Esta associação voluntária de padres diocesanos ficou conhecida como “Fraternidade Jesus Cáritas”; as palavras “Jesus Cáritas” lembram o logotipo escolhido por Carlos de Foucauld no Saara: ele escreveu estas palavras em cima de um desenho do Sagrado Coração de Jesus e colocou o conjunto na parede da casa, onde o desenho podia inspirá-lo. A Fraternidade atraiu numerosos padres em todos os cantos do mundo, a começar pela França e pela Europa. Durante o Concílio Vaticano II, um grupo de bispos de vários países ficou conhecido como “os pequenos bispos de Jesus”.

Carlos de Foucauld, o santo homem do deserto, livre como o ar, continua, hoje, vivo nos seus discípulos. Como ele, os seus discípulos estão procurando imitar o “bem amado Senhor Jesus” e gritar o Evangelho com a vida. Há, porém, uma diferença: Carlos de Foucauld sofreu bastante pela solidão de não ter conseguido sequer um companheiro que se juntasse a ele, embora tivesse planejado a constituição de uma congregação religiosa.
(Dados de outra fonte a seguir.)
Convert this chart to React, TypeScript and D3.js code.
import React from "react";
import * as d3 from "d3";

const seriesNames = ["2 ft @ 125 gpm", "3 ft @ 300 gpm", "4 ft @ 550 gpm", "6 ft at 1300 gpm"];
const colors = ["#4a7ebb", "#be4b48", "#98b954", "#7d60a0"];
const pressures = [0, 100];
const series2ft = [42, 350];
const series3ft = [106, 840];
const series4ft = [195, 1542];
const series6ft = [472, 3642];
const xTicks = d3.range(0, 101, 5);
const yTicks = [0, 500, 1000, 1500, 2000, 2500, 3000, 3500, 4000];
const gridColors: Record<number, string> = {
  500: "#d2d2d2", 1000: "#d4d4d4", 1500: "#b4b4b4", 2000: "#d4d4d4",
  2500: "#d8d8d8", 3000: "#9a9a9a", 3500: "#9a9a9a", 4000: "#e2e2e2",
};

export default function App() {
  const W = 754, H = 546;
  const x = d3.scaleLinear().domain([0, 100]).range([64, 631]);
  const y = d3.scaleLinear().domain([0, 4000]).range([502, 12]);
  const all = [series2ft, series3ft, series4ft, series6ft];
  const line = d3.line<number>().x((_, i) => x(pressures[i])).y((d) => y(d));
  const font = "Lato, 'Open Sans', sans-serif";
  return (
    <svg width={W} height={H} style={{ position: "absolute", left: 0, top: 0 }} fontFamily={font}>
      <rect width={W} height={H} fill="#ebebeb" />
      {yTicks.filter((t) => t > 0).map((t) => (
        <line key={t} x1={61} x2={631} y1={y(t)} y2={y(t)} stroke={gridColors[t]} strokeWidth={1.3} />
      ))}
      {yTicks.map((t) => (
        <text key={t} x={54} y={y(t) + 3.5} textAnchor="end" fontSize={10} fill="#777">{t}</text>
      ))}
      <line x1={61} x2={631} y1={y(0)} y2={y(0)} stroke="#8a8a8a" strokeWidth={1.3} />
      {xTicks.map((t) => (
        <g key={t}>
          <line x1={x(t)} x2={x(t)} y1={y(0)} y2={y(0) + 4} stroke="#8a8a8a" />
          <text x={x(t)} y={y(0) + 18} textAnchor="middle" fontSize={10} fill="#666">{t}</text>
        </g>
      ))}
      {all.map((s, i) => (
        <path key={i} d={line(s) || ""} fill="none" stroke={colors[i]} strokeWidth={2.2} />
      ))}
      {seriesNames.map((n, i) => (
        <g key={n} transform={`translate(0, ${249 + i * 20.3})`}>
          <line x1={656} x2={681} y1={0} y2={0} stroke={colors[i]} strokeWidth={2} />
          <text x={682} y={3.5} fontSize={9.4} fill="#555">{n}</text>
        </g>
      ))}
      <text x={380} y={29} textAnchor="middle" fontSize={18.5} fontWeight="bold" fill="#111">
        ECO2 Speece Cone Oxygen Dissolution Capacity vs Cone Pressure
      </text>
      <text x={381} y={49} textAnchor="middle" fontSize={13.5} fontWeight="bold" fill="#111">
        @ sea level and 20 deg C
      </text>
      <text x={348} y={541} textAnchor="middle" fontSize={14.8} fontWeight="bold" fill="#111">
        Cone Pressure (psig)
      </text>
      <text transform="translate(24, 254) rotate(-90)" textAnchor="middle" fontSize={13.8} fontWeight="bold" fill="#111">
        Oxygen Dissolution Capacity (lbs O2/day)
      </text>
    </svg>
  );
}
A Fraternidade sacerdotal, de certo modo, foi a resposta ao sonho dele, tendo um objetivo claro: favorecer a amizade e ser uma verdadeira fraternidade entre os presbíteros, fortalecendo a doação e a comunicação sadia entre os padres.

Desde 1951, a Fraternidade foi reconhecida pela Igreja Católica e caminhou até hoje, acolhendo padres diocesanos de todos os continentes. Teve a alegria de acolher membros de congregações religiosas que manifestavam o desejo de fazer parte dela, achando que a pertença à Fraternidade “Jesus Cáritas” os ajudaria a ser missionários “de mão cheia”. Recentemente, alguns diáconos se juntaram também a ela.